Como pensador, Anselmo se eleva a las alturas donde vuela Santo Tomás y San Agustín. Su luz se une a la de estos dos astros para iluminar, no solamente el intervalo que los separa, sino también los senderos de la teología futura. Es un metafísico; es el primer teólogo filósofo; el primero que ha seguido con método riguroso lo que su maestro San Agustín no había hecho más que esbozar: el estudio racional del dogma. Es, pues, el padre de la escolástica. Muchas explicaciones suyas han pasado luego a la enseñanza común, y con las ideas, los textos mismos: aquí una visión profunda, allí una distinción luminosa, o bien una fórmula feliz, que condensa en una frase un dogma que no había encontrado aún su expresión definitiva. Si no ha formado una escuela, pocos como él han profundizado las grandes ideas teológicas, ni sacudido tan fuertemente los espíritus, ni sembrado tantos gérmenes fecundos. Es uno de los tres o cuatro que con mayor viveza y sinceridad han recogido los gritos vibrantes que el alma dirige a su Dios y las íntimas conversaciones del hombre con el Cielo, y bien puede considerársele como una de las más bellas figuras del cristianismo, grande por su poderosa inteligencia y por su influencia en la corriente del pensamiento católico, sugestiva como pocas por no sé qué ideal que en él se junta prodigiosamente a lo humano, y admirable por el reflejo divino que ilumina con luz sobrenatural los dones del genio y del corazón.

El tratado sobre la procesión del Espíritu Santo es una de las más altas cumbres de la orografía teológica; el libro Cur Deus homo encierra aspectos nuevos y profundos acerca del misterio de la Encarnación; el Monologium es la obra en que mejor se han razonado y estudiado los atributos divinos. Pero el libro más famoso de Anselmo es el Proslogium. A su espíritu se presentaba sin cesar una cuestión audaz: « ¿Será posible llegar a probar por un argumento único y abreviado todo lo que la fe nos enseña sobre Dios y sus atributos, su inmutabilidad, su eternidad, su omnipotencia, su justicia, su amor, su misericordia, su bondad, su veracidad, su omnipresencia, probando al mismo tiempo que todas estas cosas no son en Él más que una sola? El problema le perseguía en todas partes, le quitaba el sueño y el apetito, y hasta le robaba la atención en los maitines. Creyó ver en ello una tentación del demonio, y se empeñaba en rechazarla, pero inútilmente. Y he aquí que una noche, mientras velaba, atento a sus meditaciones, la gracia de Dios brilló en su corazón, llenóse de luz su inteligencia y todo su interior se iluminó de alegría. Condensó su pensamiento, pidió las tablillas de cera y mandó a un hermano que guardase allí sus palabras.

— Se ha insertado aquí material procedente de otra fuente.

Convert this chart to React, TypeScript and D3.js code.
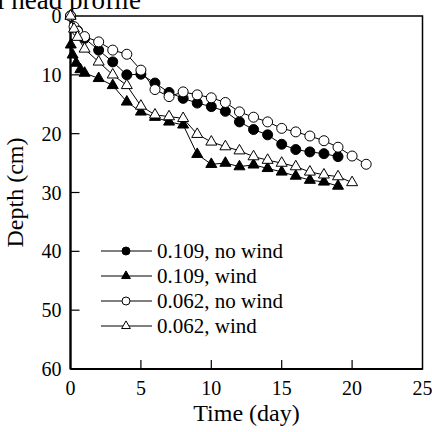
import React, { useEffect, useRef } from 'react';
import * as d3 from 'd3';

const WIDTH = 432;
const HEIGHT = 432;
const MARGIN = { top: 16, right: 9.5, bottom: 63, left: 70.5 };
const FONT = '"Liberation Serif", "Times New Roman", serif';

// 0.109, no wind (filled circle)
const daysA = [0, 0.5, 1, 2, 3, 4, 5, 6, 7, 8, 9, 10, 11, 12, 13, 14, 15, 16, 17, 18, 19];
const depthA = [0, 2.5, 3.8, 5.8, 7.8, 10.0, 9.9, 11.4, 13.0, 14.0, 14.8, 15.4, 16.2, 18.0, 19.3, 20.2, 21.8, 22.7, 23.1, 23.4, 23.9];
// 0.109, wind (filled triangle)
const daysB = [0, 0.02, 0.15, 0.4, 0.7, 1, 2, 3, 4, 5, 6, 7, 8, 9, 10, 11, 12, 13, 14, 15, 16, 17, 18, 19];
const depthB = [0, 4.9, 6.6, 8.0, 9.1, 9.7, 10.6, 11.8, 14.6, 16.3, 17.2, 18.0, 18.5, 23.5, 25.2, 25.0, 25.6, 25.3, 25.9, 26.5, 27.2, 27.9, 28.2, 28.9];
// 0.062, no wind (open circle)
const daysC = [0, 0.25, 0.5, 1, 2, 3, 4, 5, 6, 7, 8, 9, 10, 11, 12, 13, 14, 15, 16, 17, 18, 19, 20, 21];
const depthC = [0, 1.8, 2.6, 3.5, 4.4, 5.8, 6.5, 9.2, 12.5, 13.7, 12.9, 13.4, 13.9, 14.7, 16.3, 17.2, 18.0, 19.1, 19.7, 20.4, 21.2, 22.3, 23.8, 25.2];
// 0.062, wind (open triangle)
const daysD = [0, 0.25, 0.5, 1, 2, 3, 4, 5, 6, 7, 8, 9, 10, 11, 12, 13, 14, 15, 16, 17, 18, 19, 20];
const depthD = [0, 2.2, 3.6, 5.6, 7.8, 10.0, 11.8, 15.3, 16.8, 17.1, 17.4, 20.1, 21.4, 22.2, 22.9, 23.9, 24.5, 25.0, 25.6, 26.5, 27.0, 27.3, 28.3];

const seriesLabels = ['0.109, no wind', '0.109, wind', '0.062, no wind', '0.062, wind'];
const xTicks = [0, 5, 10, 15, 20, 25];
const yTicks = [0, 10, 20, 30, 40, 50, 60];

const series = [
    { days: daysA, depth: depthA, shape: 'circle', filled: true },
    { days: daysB, depth: depthB, shape: 'triangle', filled: true },
    { days: daysC, depth: depthC, shape: 'circle', filled: false },
    { days: daysD, depth: depthD, shape: 'triangle', filled: false },
];

export default function App() {
    const ref = useRef<SVGSVGElement>(null);

    useEffect(() => {
        const svg = d3.select(ref.current);
        svg.selectAll('*').remove();
        const w = WIDTH - MARGIN.left - MARGIN.right;
        const h = HEIGHT - MARGIN.top - MARGIN.bottom;
        const x = d3.scaleLinear().domain([0, 25]).range([0, w]);
        const y = d3.scaleLinear().domain([0, 60]).range([0, h]);

        // title, cropped at the top edge as in the source figure
        svg.append('text')
            .attr('x', 141).attr('y', 9)
            .attr('text-anchor', 'end')
            .attr('font-family', FONT).attr('font-size', 27)
            .text('Total head profile');

        const g = svg.append('g').attr('transform', `translate(${MARGIN.left},${MARGIN.top})`);

        // frame
        g.append('rect').attr('width', w).attr('height', h)
            .attr('fill', 'none').attr('stroke', '#000').attr('stroke-width', 1.5);
        g.append('line').attr('x1', 0).attr('x2', 0).attr('y1', 0).attr('y2', h)
            .attr('stroke', '#000').attr('stroke-width', 2.2);
        g.append('line').attr('x1', 0).attr('x2', w).attr('y1', h).attr('y2', h)
            .attr('stroke', '#000').attr('stroke-width', 2.2);

        // ticks (inward)
        g.selectAll('.xt').data(xTicks.slice(1, -1)).enter().append('line')
            .attr('x1', d => x(d)).attr('x2', d => x(d)).attr('y1', h).attr('y2', h - 9)
            .attr('stroke', '#000').attr('stroke-width', 1.2);
        g.selectAll('.yt').data(yTicks.slice(1, -1)).enter().append('line')
            .attr('x1', 0).attr('x2', 9).attr('y1', d => y(d)).attr('y2', d => y(d))
            .attr('stroke', '#000').attr('stroke-width', 1.2);

        g.selectAll('.xl').data(xTicks).enter().append('text')
            .attr('x', d => x(d)).attr('y', h + 26)
            .attr('text-anchor', 'middle')
            .attr('font-family', FONT).attr('font-size', 20)
            .text(d => d);
        g.selectAll('.yl').data(yTicks).enter().append('text')
            .attr('x', -9).attr('y', d => y(d) + 7)
            .attr('text-anchor', 'end')
            .attr('font-family', FONT).attr('font-size', 20)
            .text(d => d);

        g.append('text')
            .attr('x', w / 2).attr('y', h + 52)
            .attr('text-anchor', 'middle')
            .attr('font-family', FONT).attr('font-size', 24)
            .text('Time (day)');
        g.append('text')
            .attr('transform', `translate(${-48},${h / 2}) rotate(-90)`)
            .attr('text-anchor', 'middle')
            .attr('font-family', FONT).attr('font-size', 24)
            .text('Depth (cm)');

        const tri = d3.symbol().type(d3.symbolTriangle);
        const drawMarker = (sel: any, s: any, size: number) => {
            if (s.shape === 'circle') {
                sel.append('circle').attr('r', size)
                    .attr('fill', s.filled ? '#000' : '#fff')
                    .attr('stroke', '#000').attr('stroke-width', 1);
            } else {
                const side = size * 2.2;
                sel.append('path').attr('d', tri.size(Math.sqrt(3) / 4 * side * side)())
                    .attr('fill', s.filled ? '#000' : '#fff')
                    .attr('stroke', '#000').attr('stroke-width', 1);
            }
        };

        series.forEach((s) => {
            const pts = s.days.map((d, i) => [x(d), y(s.depth[i])] as [number, number]);
            g.append('path')
                .attr('d', d3.line()(pts))
                .attr('fill', 'none').attr('stroke', '#000').attr('stroke-width', 1);
            pts.forEach((p) => {
                const m = g.append('g').attr('transform', `translate(${p[0]},${p[1]})`);
                drawMarker(m, s, 5);
            });
        });

        // legend
        const lg = svg.append('g');
        series.forEach((s, i) => {
            const ly = 251 + i * 25;
            lg.append('line').attr('x1', 101).attr('x2', 152).attr('y1', ly).attr('y2', ly)
                .attr('stroke', '#000').attr('stroke-width', 1);
            const m = lg.append('g').attr('transform', `translate(126,${ly})`);
            drawMarker(m, s, 4);
            lg.append('text').attr('x', 157).attr('y', ly + 7)
                .attr('font-family', FONT).attr('font-size', 21)
                .text(seriesLabels[i]);
        });
    }, []);

    return (
        <svg
            ref={ref}
            width={WIDTH}
            height={HEIGHT}
            style={{ position: 'absolute', left: 0, top: 0, background: '#fff' }}
            xmlns="http://www.w3.org/2000/svg"
        />
    );
}
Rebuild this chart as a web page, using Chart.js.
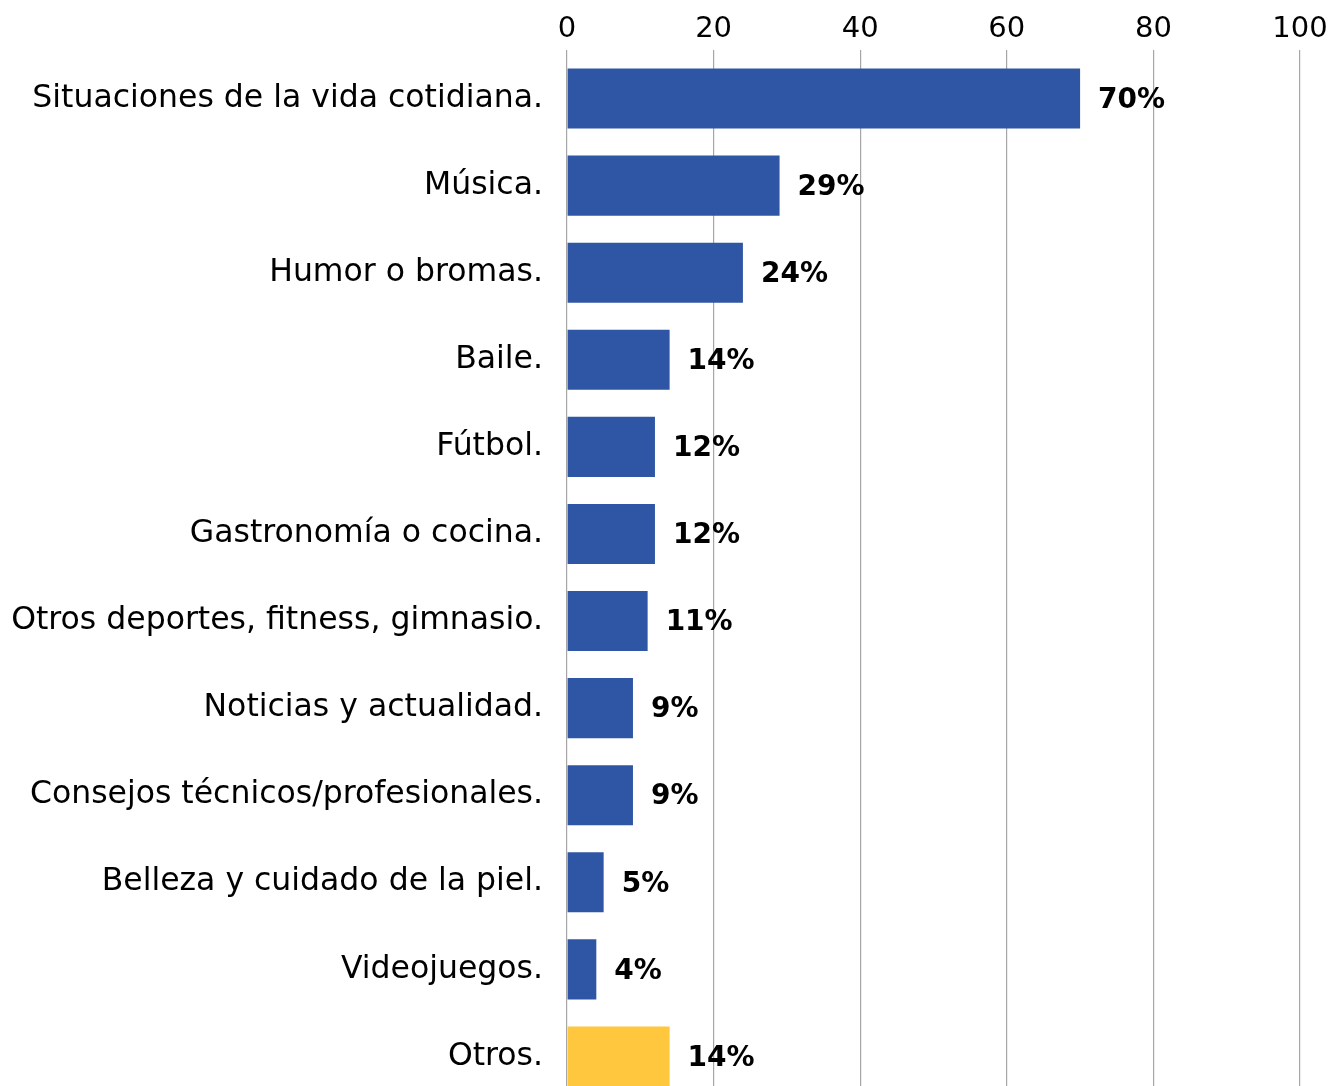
<!DOCTYPE html>
<html>
<head>
<meta charset="utf-8">
<script src="https://cdn.jsdelivr.net/npm/chart.js@4"></script>
<style>
  html, body { margin: 0; padding: 0; background: #fff; overflow: hidden; }
  canvas { display: block; }
</style>
</head>
<body>
<canvas id="bar-chart" width="1331" height="1100"></canvas>
<script>
// temas de los vídeos
var categories = [
  "Situaciones de la vida cotidiana.",
  "Música.",
  "Humor o bromas.",
  "Baile.",
  "Fútbol.",
  "Gastronomía o cocina.",
  "Otros deportes, fitness, gimnasio.",
  "Noticias y actualidad.",
  "Consejos técnicos/profesionales.",
  "Belleza y cuidado de la piel.",
  "Videojuegos.",
  "Otros."
];
var values = [70, 29, 24, 14, 12, 12, 11, 9, 9, 5, 4, 14];
var barColors = ["#2F56A5","#2F56A5","#2F56A5","#2F56A5","#2F56A5","#2F56A5",
                 "#2F56A5","#2F56A5","#2F56A5","#2F56A5","#2F56A5","#FFC73E"];
var xTicks = [0, 20, 40, 60, 80, 100];

var FONT = "'DejaVu Sans', sans-serif";

// draws "NN%" to the right of each bar
var valueLabels = {
  id: 'valueLabels',
  afterDatasetsDraw: function(chart) {
    var ctx = chart.ctx;
    var meta = chart.getDatasetMeta(0);
    ctx.save();
    ctx.font = "bold 28px " + FONT;
    ctx.fillStyle = "#000";
    ctx.textAlign = "left";
    ctx.textBaseline = "middle";
    meta.data.forEach(function(bar, i) {
      ctx.fillText(values[i] + "%", bar.x + 18, bar.y + 2);
    });
    ctx.restore();
  }
};

new Chart(document.getElementById("bar-chart"), {
  type: 'bar',
  data: {
    labels: categories,
    datasets: [{
      data: values,
      backgroundColor: barColors,
      categoryPercentage: 1,
      barPercentage: 0.69
    }]
  },
  options: {
    indexAxis: 'y',
    responsive: false,
    animation: false,
    layout: { padding: { left: 0, right: 31, top: 0, bottom: 0 } },
    plugins: {
      legend: { display: false },
      tooltip: { enabled: false }
    },
    scales: {
      x: {
        position: 'top',
        min: 0,
        max: 100,
        afterBuildTicks: function(s) { s.ticks = xTicks.map(function(v) { return { value: v }; }); },
        afterFit: function(s) { s.height = 55; },
        ticks: { color: "#000", padding: 3, font: { family: FONT, size: 29 } },
        grid: { color: "#A6A6A6", lineWidth: 1.2, tickLength: 5 },
        border: { display: false }
      },
      y: {
        afterFit: function(s) {
          s.width = 567;
          s.paddingTop = 0;
          s.paddingBottom = 0;
        },
        ticks: { color: "#000", padding: 24, font: { family: FONT, size: 31.5 } },
        grid: { display: false, drawTicks: false },
        border: { display: false }
      }
    }
  },
  plugins: [valueLabels]
});
</script>
</body>
</html>
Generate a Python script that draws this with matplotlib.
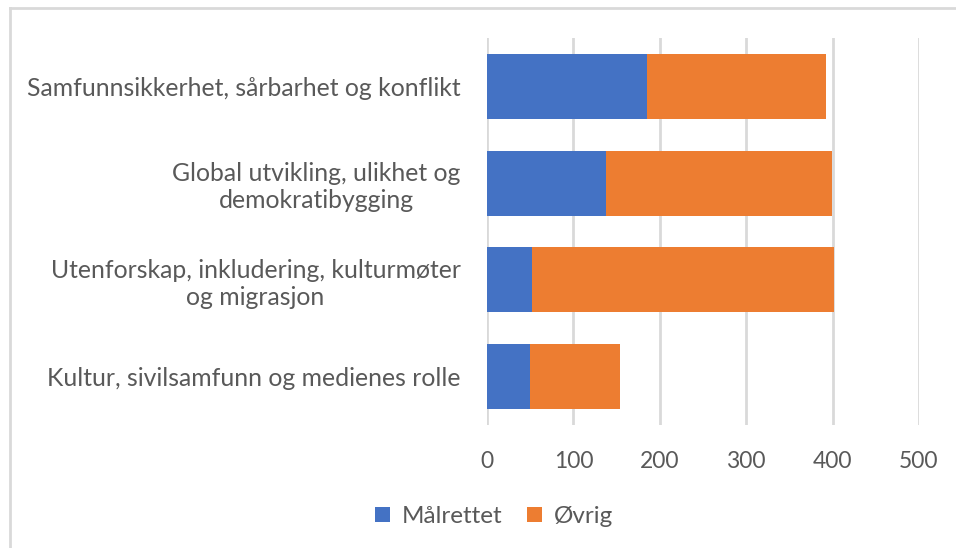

A los pocos días las tablillas aparecieron rotas, pero fue posible recoger los fragmentos, ordenarlos y trasladar su texto al pergamino. Así se conservó el famoso argumento ontológico de la existencia de Dios, que ha dado tanto que hablar en todas las escuelas filosóficas, y que, si es discutible, nos revela por lo menos la fuerza soberana de la inteligencia que le formuló. Los sabios le recogieron ávidamente, y tanto los que le han aceptado como los que le han discutido, se han postrado reverentes ante su profundidad sublime. Su autor vio en él una revelación divina.

Alguien ha dicho que San Anselmo es el primero que ha manejado de una manera metódica la idea de lo infinito, verdadera palanca de la ciencia; pero no se ha preocupado solamente del infinito que apetece la inteligencia, sino también de aquel otro que sacia y aquieta el corazón. El Proslogium no es puramente un libro de metafísica sutil; es un guía del conocimiento y del amor de Dios; un amigo, cuyas palabras están llenas de unción y poesía; es, a la vez, argumentación, intuición soberana, oración, meditación y cántico de alabanza. Todo el hombre recoge sus potencias, la inteligencia, la imaginación, la voluntad, para que le sirvan de alas en su ascensión al infinito. «Vamos, hombrecillo deleznable—dice Anselmo al empezar—, deja el tormento de tus afanes, huye un instante de tus cuidados tumultuosos, olvida las fatigas que te abruman, y desprecia esa estéril actividad que te llena de inquietud y de congoja. Ocúpate un instante de Dios y busca en Él el reposo. Entra en la celdilla de tu corazón, y arroja de ella cuanto no sea Él, cuanto no te ayude a buscarle. Después cierra y abre bien los ojos.» Luego aparece el alma agitada por el sublime anhelo. El genio se revuelve en el oscuro calabozo de la materia; hace esfuerzos audaces por romper las cadenas, por disipar las sombras, y camina frenético hacia la luz, guiado por la fe. «Señor—exclama—; yo deseo conocer tu verdad, tu verdad, que mi corazón cree y que ama mi alma; no quiero comprender para creer, sino creer para comprender, pues sé muy bien que sin la fe no comprendería nada de nada.»